Page 4: Visual branding
To support the shared ambition Sky also has to look consistent wherever customers come across it – whether in print, on screen, on a van, or anywhere else. This consistency in appearance helps build consumer recognition of the company and helps to build a demand for the company and its products.
The most visible part of this branding is the Sky logo, which is used to represent the whole business and is used on most material. This logo is often supported by a descriptor – a short statement for customers that describes Sky’s offer in more detail. This is ‘a digital vision for everyone’. To help people apply the logo consistently Sky has established detailed rules about its use. These include guidelines on the colours in which it can be used, the sizes and the minimum areas that should be left around it to ensure that it always stands out.
But Sky is a complex company – largely because it offers such a wide variety of content and commerce services across multiple devices including interactive TV, mobile internet, ADSL (asymmetric digital subscriber line) and the web. There are physical things like the dish and digibox. There are services – such as the subscription for Sky channels, or the installation service. And there’s the content – channels like Sky Sports 1, Sky One and Sky MovieMax.
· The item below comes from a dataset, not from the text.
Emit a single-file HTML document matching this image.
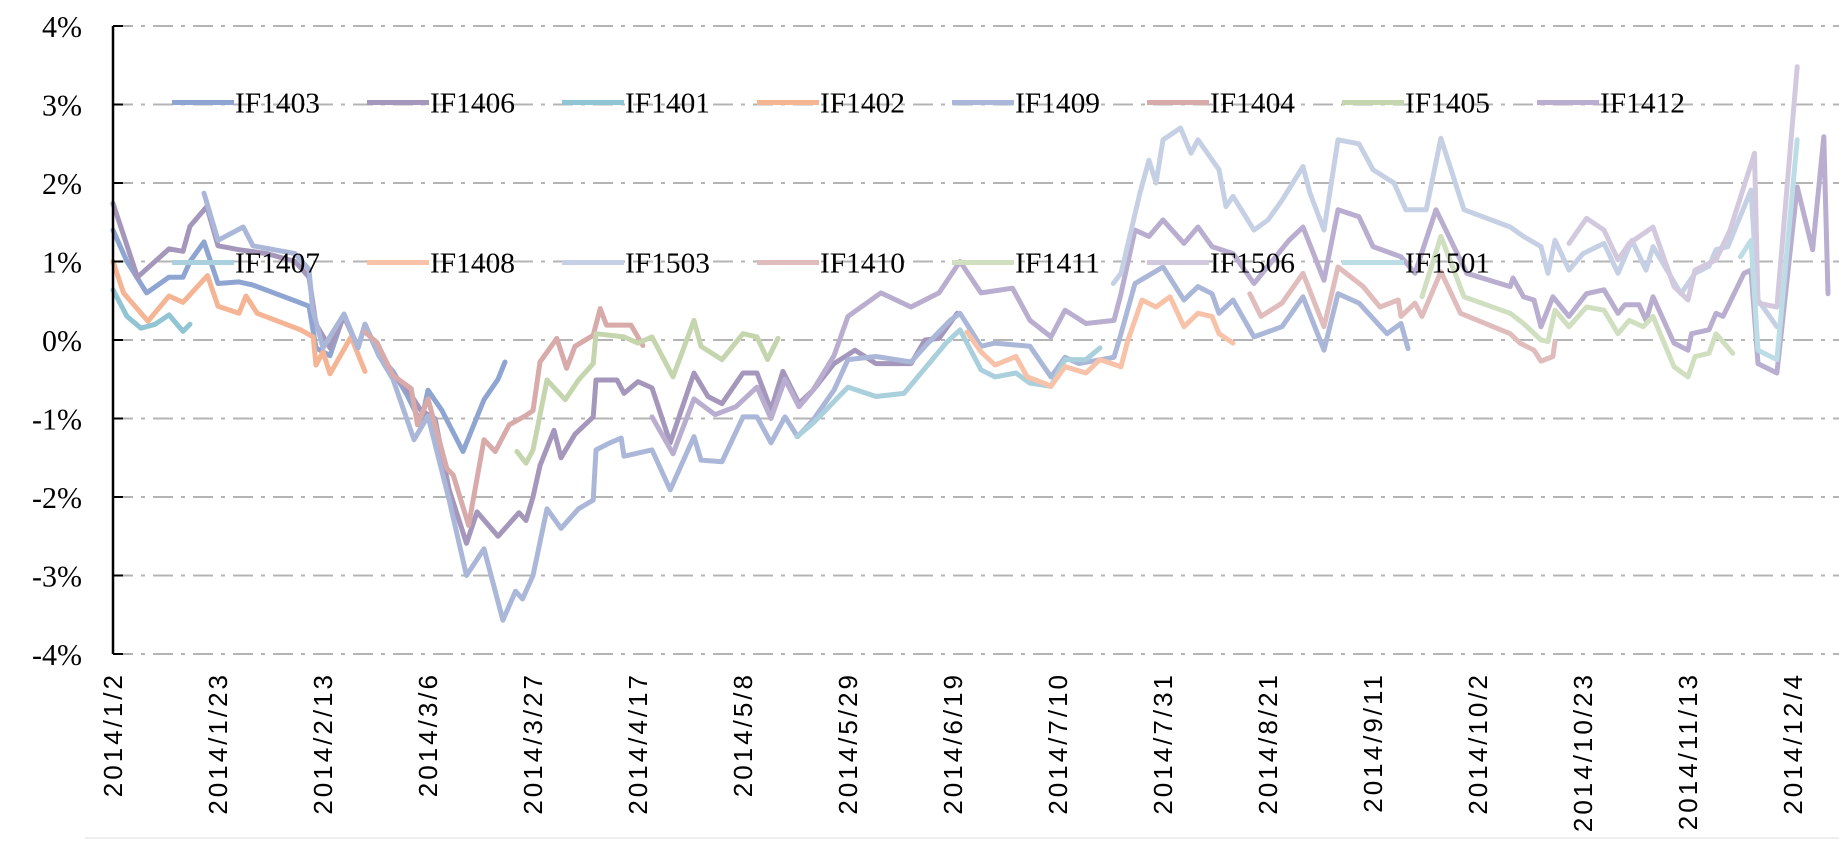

Products and services use the Sky brand, but channels have their own look and feel. This is because channel brands need to appeal to specific audiences –the sports fanatic, the classic movie buff, the 30-somethings. They also appear on competitor platforms, where overt Sky branding may not be appropriate. These brands are used on screen and when communicating about a specific channel. The creation of brands such as these is strictly controlled, as too many brands will only confuse the customer and weaken the recognition of Sky itself.